A tamper-proof Bitcoin wallet was hacked by a British 15-year-old

If you have a huge amount of cryptocurrency, you may not trust websites to hold your assets. Who could blame you, with the Mt Gox collapse still relatively fresh in the memory? Keeping your Bitcoin, Litecoin, Ethereum or whatever your choice of cryptocurrency poison on an innocuous-looking USB stick is an option, but some want more thorough protection, and that’s where French company Ledger comes in. Its specialised hardware is supposed to be so secure that it’s essentially tamper-proof. Buy it preowned on eBay, if you must, the company said: it’s unhackable, so your Bitcoin millions are safe.

A tamper-proof Bitcoin wallet was hacked by a British 15-year-old

Well, that tamper-proof wallet has just been tampered with: 15-year-old Saleem Rashid privately disclosed a proof of concept that allowed him to backdoor the Ledger Nano S – a £70 hardware wallet that the company says has been sold to millions worldwide.

Rashid’s hack – revealed on his personal blog – is a tiny 300 byte bit of code that targets the device’s micro-controllers. One of these stores the private key, and the other acts as a proxy, displaying functions and a USB interface. The latter is far less secure, and can’t tell the difference between genuine firmware and that written by a hacker.

That means a preowned wallet could generate fake passwords for new owners, or an attacker could change wallet destinations and payments.

Ledger has issued a patch for the Ledger Nano S, four months after the initial disclosure, although nothing yet for the £140 Ledger Blue; a patch is coming, but it’s not viewed as urgent. “As the Blue has been distributed almost exclusively through direct sales, the probability to run the ‘shady reseller scam’ is negligible,” said Ledger’s chief security officer, Charles Guillemet.

“Greatly exaggerated” or “a fundamentally hard problem”?bitcoin2x_what_is_it

In a post on Reddit, Ledger’s chief executive Eric Larchevêque commented that the security issue had been “greatly exaggerated,” described the disclosure as a “publicity stunt” and accused Rashid of becoming “visibly upset” when the firm didn’t treat the fix as a “critical security update”.
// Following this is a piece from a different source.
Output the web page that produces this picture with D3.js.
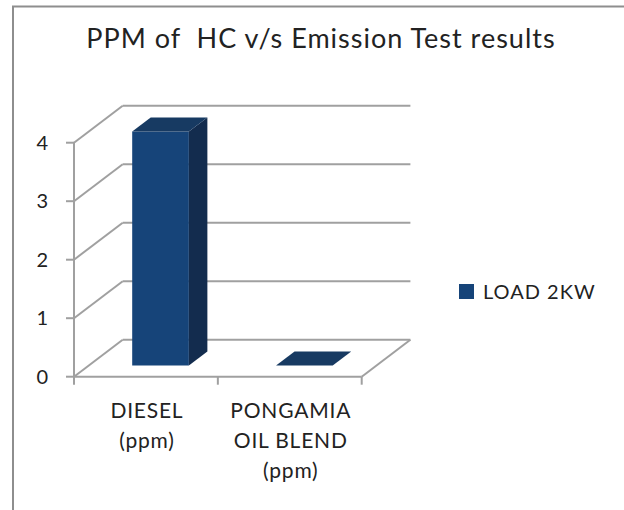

Rashid, for his part, is unconvinced that the company understands the extent of the problem, hence his decision to go public with his research – for which no bounty was paid. “I chose to publish this report in lieu of receiving a bounty from Ledger, mainly because Eric Larchevêque, Ledger’s CEO, made some comments on Reddit which were fraught with technical inaccuracy,” he wrote. He hasn’t verified the security fix that neutralises his attack, but remains unconvinced that it can truly be stopped, given the way the Ledger Nano S is designed.

Who’s right? Well, Matt Green, a Johns Hopkins University specialist in encryption security, seems to back Rashid. He told Ars Technica: “Ledger is trying to solve a fundamentally hard problem. They need to check the firmware running on a processor. But their secure chip can’t actually see the code running on that processor. So they have to ask the processor to supply its own code! Which is a catch-22, since that processor might not be running honest code, and so you can’t trust what it gives you.

“It’s like asking someone who may be a criminal to provide you with their full criminal record – on the honour system.”

Of course, this vulnerability – assuming it is still a vulnerability – require physical access to the hardware wallet, which may seem like a longshot for most people. The number of people in the world who would recognise what the Ledger is, let alone know how to break into one, is vanishingly small.

That’s true, but this argument also misses the point altogether. Ledger sells these devices specifically to offer protection against physical access attacks. If that protection is no longer guaranteed, would people still buy the hardware?

At the very least, it’s a helpful reminder that buying certain items preowned can have pretty unfortunate consequences for security, and buying direct or through a legitimate, trusted retailer is the way to go. Even if the companies tell you otherwise, spending a little extra for true peace of mind is a price worth paying.